Rather than admit his choice for commissioner of the Department of Environmental Protection was not properly cleared of potential conflicts under state and federal law and, therefore, a poor choice, Gov. Paul LePage blamed the needed conflict-of-interest law — and pledged to have it changed. Lawmakers can’t go along with this.
Attorney General William Schneider Tuesday sent a letter to Mr. Brown saying he was unfit to serve as commissioner due to a state law.

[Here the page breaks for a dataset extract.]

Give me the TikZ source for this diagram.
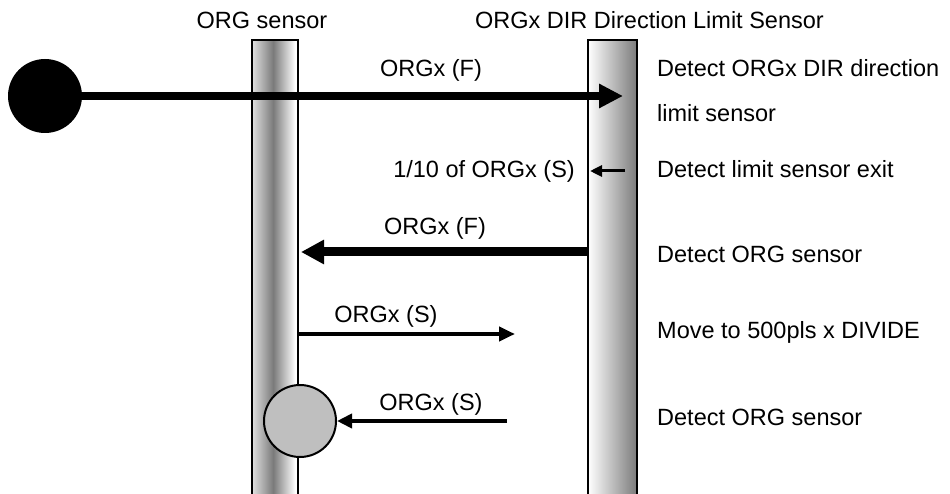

Maine law clearly states that once legal income thresholds are reached, a person “may not serve as commissioner,” the AG’s letter said. The firm Brown founded, Main-Land Development Consultants, often assists developers that need permits from the DEP and U.S. Environmental Protection Agency. Mr. Schneider wrote that the federal Clean Water Act appeared to allow Mr. Brown to recuse himself or delegate work to others in areas where his consultant work presented a conflict. The EPA, however, hadn’t issued a decision in the matter, which it was asked to look into in February.
“Therefore, if in fact such a conflict exists, it would undermine your legal authority on any matter coming before you as commissioner,” Mr. Schneider wrote. He also suggested that Mr. Brown could turn over documents to prove there was not a conflict.
Gov. LePage’s solution is to change the law (which, of course, he can’t do to the federal rules).
“It is unfortunate that Maine law is so inflexible that it can be read to prevent good people from serving,” he said in a statement. “This is another example of the costs of Maine going beyond federal standards. I have discussed this issue with legislative leaders and am pleased that there is support for legislation to fix this problem.”
The Maine law is not inflexible. It is meant to ensure that the person in charge of state environmental permits doesn’t have a personal stake in who gets or does not get them. This is only logical.
It is also fair to business. Gov. LePage characterizes state regulation of business as a battle of often-misguided bureaucrats against job-creating corporations. Rather, regulations are meant to ensure a level playing field for competing businesses.
If, for example, a client of Mr. Brown’s received permits quickly but a competitor waits a year, the competitor could rightly argue that Mr. Brown’s client got favorable treatment and sue the state. Conflict-of-interest laws aim to avoid such situations. That’s why lawmakers shouldn’t weaken or eliminate them.